By Su Tan Source:Global Times Published: 2018/4/25 21:18:41

The Canadian Senate Tuesday passed a motion criticizing China for "escalating and hostile behavior" in the South China Sea and urging Beijing to cease militarizing the region through activities like building artificial islands. Proposed by Conservative Senator Thanh Hai Ngo, the vote was held up for almost two years.

China has reiterated on various occasions that the South China Sea islands have been China's territory since ancient times. Hence Canadian senators are in no position to speak out on China's legitimate activities on its territory and meddle in China's sovereignty. 

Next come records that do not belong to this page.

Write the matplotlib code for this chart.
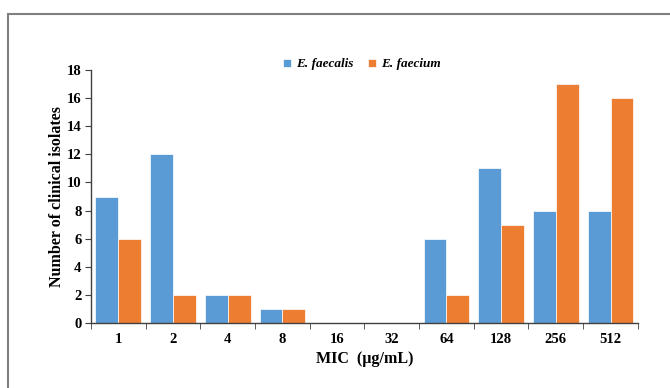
import matplotlib.pyplot as plt
import numpy as np
from matplotlib.patches import Rectangle

mic = ['1', '2', '4', '8', '16', '32', '64', '128', '256', '512']
faecalis = [9, 12, 2, 1, 0, 0, 6, 11, 8, 8]
faecium = [6, 2, 2, 1, 0, 0, 2, 7, 17, 16]

plt.rcParams['font.family'] = ['Liberation Serif', 'DejaVu Serif']
plt.rcParams['font.weight'] = 'bold'

fig = plt.figure(figsize=(6.7, 3.88), dpi=100)
ax = fig.add_axes([0.136, 0.1675, 0.816, 0.652])

x = np.arange(len(mic))
w = 0.42
ax.bar(x - w / 2, faecalis, w, color='#5B9BD5', edgecolor='white', linewidth=0.5, label='E. faecalis')
ax.bar(x + w / 2, faecium, w, color='#ED7D31', edgecolor='white', linewidth=0.5, label='E. faecium')

ax.set_xlim(-0.5, len(mic) - 0.5)
ax.set_ylim(0, 18)
ax.set_yticks(range(0, 19, 2))
ax.set_xticks(x)
ax.set_xticklabels(mic, fontsize=10.5, fontweight='bold')
ax.tick_params(axis='x', length=0, pad=7)
ax.set_xticks(np.arange(-0.5, len(mic)), minor=True)
ax.tick_params(axis='x', which='minor', length=4, direction='out', color='#404040')
ax.tick_params(axis='y', labelsize=10.5, length=4, color='#404040', pad=3)
for lab in ax.get_yticklabels():
    lab.set_fontweight('bold')

for s in ['top', 'right']:
    ax.spines[s].set_visible(False)
for s in ['left', 'bottom']:
    ax.spines[s].set_color('#404040')
    ax.spines[s].set_linewidth(1.0)

ax.set_xlabel('MIC  (µg/mL)', fontsize=11.5, fontweight='bold', labelpad=4)
ax.set_ylabel('Number of clinical isolates', fontsize=11.5, fontweight='bold', labelpad=1)

leg = fig.legend(loc='center', bbox_to_anchor=(0.54, 0.834), ncol=2, frameon=False,
                 prop={'style': 'italic', 'weight': 'bold', 'size': 9.5},
                 handlelength=0.6, handleheight=0.6, handletextpad=0.4, columnspacing=1.1)

fig.patches.append(Rectangle((0.012, -0.1), 1.1, 1.064, transform=fig.transFigure,
                             fill=False, edgecolor='#7f7f7f', linewidth=1.5))

fig.savefig('out.png', dpi=100)
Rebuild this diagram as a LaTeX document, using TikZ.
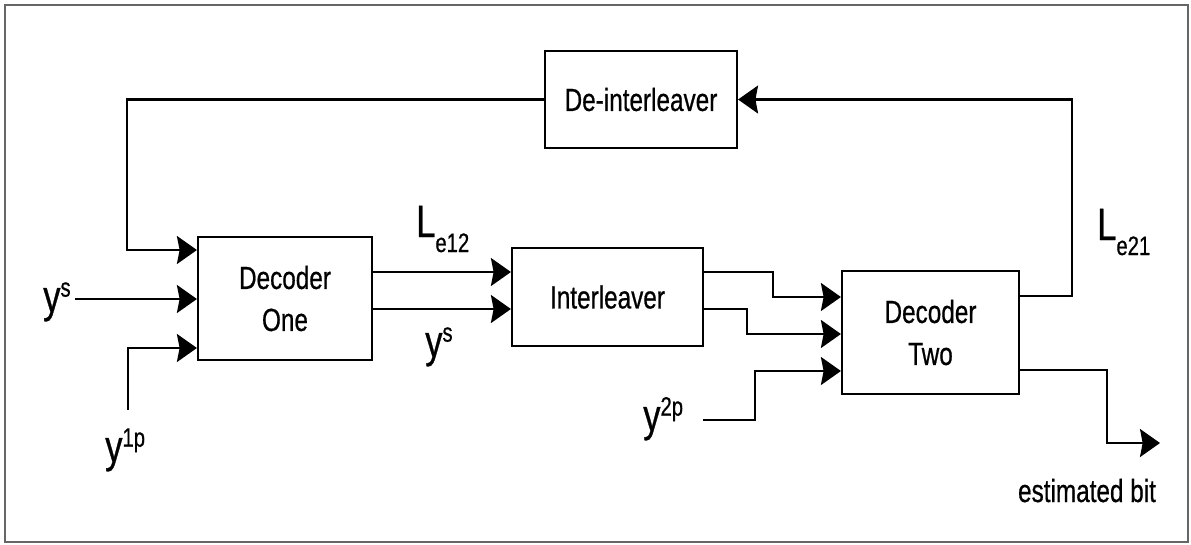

Meanwhile, the Senate seems to not identify with Canadian Prime Minister Justin Trudeau's policy toward China. Trudeau apparently expected to push forward relations with China and deepen cooperation in all fields. The two countries are entering a golden era with wide-ranging cooperation, as hailed by Chinese Premier Li Keqiang during Trudeau's visit to China in December.

It's awkward to see a country irrelevant to the South China Sea issue show its concerns from afar while related countries have worked to ease tensions considerably and solve the dispute through negotiations. The Philippines, which had taken the South China Sea dispute to the international Permanent Court of Arbitration, now cooperates with China on developing maritime resources.

Canadian senators who voted in favor of the motion may have to think over the South China Sea issue from another perspective. What if China passed a similar motion advocating Quebec independence and supporting its separation from Canada? They would then get a fresh idea of how to act more responsibly.

Canadian Senator Paul Yuen Woo, a leader of the Independent Senate Group, may have told the truth. He said the upper chamber was not sufficiently informed on evolving foreign policy matters to make such a pronouncement and the motion would not contribute to easing tensions or help Canadian interests in the region, The Globe and Mail reported. Probably the Senate would want to take a ride in criticizing China as the West becomes more vigilant of China. But the move has missed the point.

Canada's first prime minister, Sir John A. Macdonald, expected the Senate to be a place of "sober second thought."

But in voting on the motion, unfortunately the senators have failed to act in a sober manner. The scandal-ridden Senate had better ask its members to spend some time learning more about what's happening worldwide before they turn their votes into a laughing stock.